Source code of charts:
-- -- --
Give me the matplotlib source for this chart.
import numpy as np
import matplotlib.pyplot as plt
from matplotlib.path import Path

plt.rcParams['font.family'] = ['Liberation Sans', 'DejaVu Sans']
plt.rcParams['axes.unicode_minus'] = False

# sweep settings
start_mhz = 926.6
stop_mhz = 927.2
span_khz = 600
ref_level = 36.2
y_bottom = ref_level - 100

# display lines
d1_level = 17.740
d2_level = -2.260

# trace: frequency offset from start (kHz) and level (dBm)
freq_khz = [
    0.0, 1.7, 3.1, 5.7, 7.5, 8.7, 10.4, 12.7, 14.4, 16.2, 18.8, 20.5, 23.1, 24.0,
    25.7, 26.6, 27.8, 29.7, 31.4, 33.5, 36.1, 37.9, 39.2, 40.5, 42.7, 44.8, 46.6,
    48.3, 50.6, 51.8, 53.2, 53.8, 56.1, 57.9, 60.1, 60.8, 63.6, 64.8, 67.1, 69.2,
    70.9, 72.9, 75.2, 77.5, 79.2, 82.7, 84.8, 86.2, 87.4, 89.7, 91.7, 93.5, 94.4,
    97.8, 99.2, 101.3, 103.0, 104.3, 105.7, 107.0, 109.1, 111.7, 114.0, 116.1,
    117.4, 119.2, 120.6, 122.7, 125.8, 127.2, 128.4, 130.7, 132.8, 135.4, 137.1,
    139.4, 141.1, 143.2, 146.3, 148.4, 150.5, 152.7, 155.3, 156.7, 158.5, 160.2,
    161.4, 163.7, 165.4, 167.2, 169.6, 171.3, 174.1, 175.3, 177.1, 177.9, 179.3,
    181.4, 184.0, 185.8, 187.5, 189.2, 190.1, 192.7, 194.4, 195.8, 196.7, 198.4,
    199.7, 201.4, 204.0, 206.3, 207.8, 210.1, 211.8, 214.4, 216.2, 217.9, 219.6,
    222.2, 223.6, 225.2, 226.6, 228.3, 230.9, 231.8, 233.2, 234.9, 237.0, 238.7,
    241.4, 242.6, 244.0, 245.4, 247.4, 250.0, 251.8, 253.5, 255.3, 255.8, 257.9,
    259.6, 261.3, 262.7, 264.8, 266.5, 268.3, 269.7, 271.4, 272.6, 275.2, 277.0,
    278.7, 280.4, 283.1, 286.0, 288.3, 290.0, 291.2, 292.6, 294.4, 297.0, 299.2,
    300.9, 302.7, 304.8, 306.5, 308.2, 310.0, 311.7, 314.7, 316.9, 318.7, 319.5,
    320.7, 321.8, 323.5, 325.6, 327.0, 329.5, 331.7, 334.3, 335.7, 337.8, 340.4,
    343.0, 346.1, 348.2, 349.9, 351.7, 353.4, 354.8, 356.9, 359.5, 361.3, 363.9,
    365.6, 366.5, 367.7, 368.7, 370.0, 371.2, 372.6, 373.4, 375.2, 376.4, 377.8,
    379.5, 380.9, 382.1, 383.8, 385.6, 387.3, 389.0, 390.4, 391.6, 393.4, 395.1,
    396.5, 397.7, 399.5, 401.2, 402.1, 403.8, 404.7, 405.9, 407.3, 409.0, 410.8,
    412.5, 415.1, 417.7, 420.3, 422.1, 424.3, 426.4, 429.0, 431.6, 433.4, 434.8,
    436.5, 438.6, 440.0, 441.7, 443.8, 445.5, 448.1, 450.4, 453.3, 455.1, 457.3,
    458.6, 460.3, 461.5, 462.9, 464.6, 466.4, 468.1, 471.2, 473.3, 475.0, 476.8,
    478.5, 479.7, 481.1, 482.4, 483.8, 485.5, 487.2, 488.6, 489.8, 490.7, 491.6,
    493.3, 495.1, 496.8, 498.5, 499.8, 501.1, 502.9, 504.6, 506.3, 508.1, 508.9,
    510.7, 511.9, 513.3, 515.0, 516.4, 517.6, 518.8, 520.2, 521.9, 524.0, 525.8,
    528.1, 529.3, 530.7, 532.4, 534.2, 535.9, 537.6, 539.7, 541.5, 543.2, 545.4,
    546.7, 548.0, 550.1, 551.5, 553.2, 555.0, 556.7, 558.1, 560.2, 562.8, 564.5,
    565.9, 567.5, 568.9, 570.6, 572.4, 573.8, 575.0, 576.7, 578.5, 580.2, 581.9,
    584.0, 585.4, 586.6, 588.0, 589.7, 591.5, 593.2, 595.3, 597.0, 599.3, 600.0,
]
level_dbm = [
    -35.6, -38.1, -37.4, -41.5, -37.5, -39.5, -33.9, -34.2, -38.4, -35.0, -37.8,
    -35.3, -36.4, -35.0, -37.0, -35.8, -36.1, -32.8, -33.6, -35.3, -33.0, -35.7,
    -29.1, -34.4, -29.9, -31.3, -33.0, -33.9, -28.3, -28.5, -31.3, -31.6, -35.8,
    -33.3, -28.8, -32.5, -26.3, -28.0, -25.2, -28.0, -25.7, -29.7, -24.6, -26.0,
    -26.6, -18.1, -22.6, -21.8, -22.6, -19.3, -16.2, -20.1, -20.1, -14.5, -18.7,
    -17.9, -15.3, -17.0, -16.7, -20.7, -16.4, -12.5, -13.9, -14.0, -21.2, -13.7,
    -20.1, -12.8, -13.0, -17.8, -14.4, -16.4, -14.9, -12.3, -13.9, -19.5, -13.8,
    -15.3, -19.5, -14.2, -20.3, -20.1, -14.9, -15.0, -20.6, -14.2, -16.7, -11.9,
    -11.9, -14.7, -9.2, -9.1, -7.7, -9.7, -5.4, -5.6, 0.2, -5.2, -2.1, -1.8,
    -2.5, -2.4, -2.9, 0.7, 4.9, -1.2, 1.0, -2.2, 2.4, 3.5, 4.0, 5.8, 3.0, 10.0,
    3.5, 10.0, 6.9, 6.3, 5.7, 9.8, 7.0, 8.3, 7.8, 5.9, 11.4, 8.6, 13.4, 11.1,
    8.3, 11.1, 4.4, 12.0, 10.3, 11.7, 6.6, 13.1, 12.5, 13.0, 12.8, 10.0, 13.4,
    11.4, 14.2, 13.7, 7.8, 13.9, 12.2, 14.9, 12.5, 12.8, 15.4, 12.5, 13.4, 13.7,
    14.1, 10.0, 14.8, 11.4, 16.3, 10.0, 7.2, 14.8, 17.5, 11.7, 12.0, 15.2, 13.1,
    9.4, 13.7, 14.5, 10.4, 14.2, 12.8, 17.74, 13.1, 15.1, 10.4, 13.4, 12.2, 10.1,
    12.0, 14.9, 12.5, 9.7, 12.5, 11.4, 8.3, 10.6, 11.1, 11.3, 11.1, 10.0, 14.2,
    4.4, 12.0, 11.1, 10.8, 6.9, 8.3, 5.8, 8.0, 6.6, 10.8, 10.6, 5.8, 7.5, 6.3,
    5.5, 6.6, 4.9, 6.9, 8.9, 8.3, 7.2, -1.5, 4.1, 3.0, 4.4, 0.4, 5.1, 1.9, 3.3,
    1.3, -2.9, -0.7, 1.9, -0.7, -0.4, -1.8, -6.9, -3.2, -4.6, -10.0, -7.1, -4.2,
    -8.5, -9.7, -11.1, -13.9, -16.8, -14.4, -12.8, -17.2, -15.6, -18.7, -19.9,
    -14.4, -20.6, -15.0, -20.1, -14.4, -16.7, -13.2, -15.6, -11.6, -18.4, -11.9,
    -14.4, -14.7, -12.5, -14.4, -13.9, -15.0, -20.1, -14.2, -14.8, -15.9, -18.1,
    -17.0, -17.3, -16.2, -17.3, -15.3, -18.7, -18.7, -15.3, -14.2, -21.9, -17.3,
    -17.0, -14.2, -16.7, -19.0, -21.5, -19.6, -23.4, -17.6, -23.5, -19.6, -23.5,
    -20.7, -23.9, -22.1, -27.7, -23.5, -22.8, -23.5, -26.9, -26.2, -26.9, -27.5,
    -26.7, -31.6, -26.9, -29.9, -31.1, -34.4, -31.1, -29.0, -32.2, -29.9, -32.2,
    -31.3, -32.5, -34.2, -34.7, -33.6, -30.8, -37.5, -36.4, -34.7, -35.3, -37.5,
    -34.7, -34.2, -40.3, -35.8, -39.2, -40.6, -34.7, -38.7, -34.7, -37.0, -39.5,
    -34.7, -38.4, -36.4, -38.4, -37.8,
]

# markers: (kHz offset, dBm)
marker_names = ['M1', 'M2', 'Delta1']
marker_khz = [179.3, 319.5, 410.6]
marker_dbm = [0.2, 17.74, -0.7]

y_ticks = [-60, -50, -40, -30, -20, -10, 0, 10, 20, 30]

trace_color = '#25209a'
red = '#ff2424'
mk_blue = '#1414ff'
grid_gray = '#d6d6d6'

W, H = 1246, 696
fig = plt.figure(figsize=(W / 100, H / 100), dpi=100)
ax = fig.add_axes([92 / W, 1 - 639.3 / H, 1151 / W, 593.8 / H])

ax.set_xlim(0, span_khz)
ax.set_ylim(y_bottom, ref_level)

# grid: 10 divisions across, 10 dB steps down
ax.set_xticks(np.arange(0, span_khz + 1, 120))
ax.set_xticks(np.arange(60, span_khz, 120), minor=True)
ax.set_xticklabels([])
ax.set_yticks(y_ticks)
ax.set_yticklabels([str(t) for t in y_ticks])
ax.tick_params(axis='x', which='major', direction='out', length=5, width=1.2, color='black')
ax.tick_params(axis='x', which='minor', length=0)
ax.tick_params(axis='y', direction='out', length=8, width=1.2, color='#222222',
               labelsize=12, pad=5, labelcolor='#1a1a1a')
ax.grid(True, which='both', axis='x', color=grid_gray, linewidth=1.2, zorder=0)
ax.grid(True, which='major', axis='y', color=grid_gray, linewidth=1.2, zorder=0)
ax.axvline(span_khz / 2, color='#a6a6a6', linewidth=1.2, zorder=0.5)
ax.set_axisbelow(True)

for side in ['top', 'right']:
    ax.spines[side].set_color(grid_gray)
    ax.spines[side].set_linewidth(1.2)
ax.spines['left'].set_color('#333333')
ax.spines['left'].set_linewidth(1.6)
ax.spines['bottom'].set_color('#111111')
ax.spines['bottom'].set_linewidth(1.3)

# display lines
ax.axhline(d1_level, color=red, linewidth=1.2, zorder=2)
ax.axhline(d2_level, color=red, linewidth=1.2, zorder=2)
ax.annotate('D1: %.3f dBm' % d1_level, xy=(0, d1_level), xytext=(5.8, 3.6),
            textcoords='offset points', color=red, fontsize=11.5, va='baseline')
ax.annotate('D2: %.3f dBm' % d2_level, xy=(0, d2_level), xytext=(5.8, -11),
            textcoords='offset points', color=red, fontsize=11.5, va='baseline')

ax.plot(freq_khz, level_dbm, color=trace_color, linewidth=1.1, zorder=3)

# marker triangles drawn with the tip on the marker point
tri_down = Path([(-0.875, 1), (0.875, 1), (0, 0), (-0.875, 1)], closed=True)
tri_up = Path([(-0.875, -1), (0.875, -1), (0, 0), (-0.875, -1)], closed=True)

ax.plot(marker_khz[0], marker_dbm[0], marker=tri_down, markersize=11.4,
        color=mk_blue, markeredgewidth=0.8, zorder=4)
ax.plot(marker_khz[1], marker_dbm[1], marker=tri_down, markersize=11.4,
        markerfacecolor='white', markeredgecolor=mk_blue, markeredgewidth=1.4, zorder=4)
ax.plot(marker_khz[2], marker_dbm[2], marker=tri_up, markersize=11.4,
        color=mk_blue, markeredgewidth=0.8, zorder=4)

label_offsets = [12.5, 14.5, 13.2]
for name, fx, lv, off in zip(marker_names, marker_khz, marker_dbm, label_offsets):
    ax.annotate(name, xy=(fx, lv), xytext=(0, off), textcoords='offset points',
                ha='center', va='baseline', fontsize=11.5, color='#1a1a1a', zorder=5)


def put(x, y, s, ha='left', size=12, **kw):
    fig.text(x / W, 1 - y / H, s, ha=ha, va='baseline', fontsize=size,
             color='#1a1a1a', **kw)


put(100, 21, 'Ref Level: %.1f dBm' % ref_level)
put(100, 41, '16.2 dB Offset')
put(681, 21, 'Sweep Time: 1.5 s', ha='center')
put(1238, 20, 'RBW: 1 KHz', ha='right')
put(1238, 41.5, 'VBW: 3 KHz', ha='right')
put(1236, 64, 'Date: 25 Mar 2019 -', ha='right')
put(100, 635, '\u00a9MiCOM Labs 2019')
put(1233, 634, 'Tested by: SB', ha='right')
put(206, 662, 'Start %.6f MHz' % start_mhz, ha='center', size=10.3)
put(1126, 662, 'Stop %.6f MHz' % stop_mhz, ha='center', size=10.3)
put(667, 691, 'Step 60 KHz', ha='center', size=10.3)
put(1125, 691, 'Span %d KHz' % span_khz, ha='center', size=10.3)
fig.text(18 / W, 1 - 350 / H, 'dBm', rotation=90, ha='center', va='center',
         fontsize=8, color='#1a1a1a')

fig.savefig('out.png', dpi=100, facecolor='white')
-- -- --
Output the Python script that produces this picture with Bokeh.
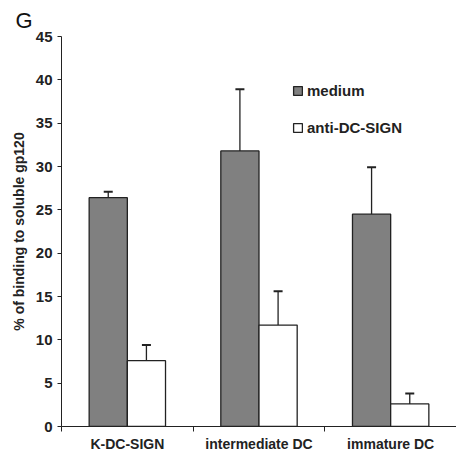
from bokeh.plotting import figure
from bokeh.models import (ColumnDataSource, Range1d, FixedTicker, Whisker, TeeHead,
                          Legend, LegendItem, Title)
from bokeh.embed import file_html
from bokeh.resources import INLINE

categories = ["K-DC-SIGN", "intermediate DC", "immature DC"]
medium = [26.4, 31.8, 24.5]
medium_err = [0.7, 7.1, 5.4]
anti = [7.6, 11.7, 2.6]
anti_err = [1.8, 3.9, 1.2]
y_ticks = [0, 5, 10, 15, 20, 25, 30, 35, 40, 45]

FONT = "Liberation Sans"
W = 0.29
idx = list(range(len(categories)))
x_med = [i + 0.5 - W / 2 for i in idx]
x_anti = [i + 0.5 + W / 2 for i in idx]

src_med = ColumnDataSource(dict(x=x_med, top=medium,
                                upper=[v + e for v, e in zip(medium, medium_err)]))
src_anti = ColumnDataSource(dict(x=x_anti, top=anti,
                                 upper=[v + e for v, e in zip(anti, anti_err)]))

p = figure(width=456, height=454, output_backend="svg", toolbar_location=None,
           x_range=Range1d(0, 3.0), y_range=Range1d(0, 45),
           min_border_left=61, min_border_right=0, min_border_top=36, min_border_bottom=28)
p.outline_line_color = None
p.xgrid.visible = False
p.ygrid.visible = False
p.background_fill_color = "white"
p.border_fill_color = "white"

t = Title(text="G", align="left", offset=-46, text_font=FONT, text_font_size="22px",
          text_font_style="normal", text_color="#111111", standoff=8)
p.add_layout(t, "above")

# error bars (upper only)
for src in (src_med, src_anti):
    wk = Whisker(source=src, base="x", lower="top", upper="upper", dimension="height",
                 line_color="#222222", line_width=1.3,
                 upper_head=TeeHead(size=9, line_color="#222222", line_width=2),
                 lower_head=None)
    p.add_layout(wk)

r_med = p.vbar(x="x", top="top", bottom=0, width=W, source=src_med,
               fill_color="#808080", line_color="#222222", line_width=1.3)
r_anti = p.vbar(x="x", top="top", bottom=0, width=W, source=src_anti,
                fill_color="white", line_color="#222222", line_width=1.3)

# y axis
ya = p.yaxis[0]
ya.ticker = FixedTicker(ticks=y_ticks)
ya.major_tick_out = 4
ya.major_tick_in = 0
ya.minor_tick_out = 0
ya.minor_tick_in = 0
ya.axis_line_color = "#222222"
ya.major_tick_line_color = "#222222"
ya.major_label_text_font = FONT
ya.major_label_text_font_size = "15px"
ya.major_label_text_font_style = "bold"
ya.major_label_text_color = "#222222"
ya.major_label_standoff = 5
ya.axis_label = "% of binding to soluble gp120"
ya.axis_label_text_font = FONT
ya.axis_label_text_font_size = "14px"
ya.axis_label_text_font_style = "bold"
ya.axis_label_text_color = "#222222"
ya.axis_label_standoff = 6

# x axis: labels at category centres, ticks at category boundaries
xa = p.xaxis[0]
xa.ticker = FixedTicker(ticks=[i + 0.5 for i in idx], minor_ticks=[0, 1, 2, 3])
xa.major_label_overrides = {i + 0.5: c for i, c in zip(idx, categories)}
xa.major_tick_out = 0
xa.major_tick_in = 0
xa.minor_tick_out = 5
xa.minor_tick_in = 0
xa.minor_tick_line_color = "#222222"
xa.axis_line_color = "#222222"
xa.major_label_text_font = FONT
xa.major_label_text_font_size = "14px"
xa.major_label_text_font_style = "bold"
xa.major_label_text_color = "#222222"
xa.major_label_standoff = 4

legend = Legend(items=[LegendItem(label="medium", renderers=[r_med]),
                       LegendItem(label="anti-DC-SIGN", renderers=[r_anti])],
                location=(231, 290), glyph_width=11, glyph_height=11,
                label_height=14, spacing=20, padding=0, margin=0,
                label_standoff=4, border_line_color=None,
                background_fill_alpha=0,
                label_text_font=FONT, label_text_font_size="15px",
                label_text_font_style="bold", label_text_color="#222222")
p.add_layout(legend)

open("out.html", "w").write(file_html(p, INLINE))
-- -- --
Output exactly the lines above, from the line with "Output the Python" to the line with "35, 40, 45]", both included; skip the pictures.

Output the Python script that produces this picture with Bokeh.
from bokeh.plotting import figure
from bokeh.models import (ColumnDataSource, Range1d, FixedTicker, Whisker, TeeHead,
                          Legend, LegendItem, Title)
from bokeh.embed import file_html
from bokeh.resources import INLINE

categories = ["K-DC-SIGN", "intermediate DC", "immature DC"]
medium = [26.4, 31.8, 24.5]
medium_err = [0.7, 7.1, 5.4]
anti = [7.6, 11.7, 2.6]
anti_err = [1.8, 3.9, 1.2]
y_ticks = [0, 5, 10, 15, 20, 25, 30, 35, 40, 45]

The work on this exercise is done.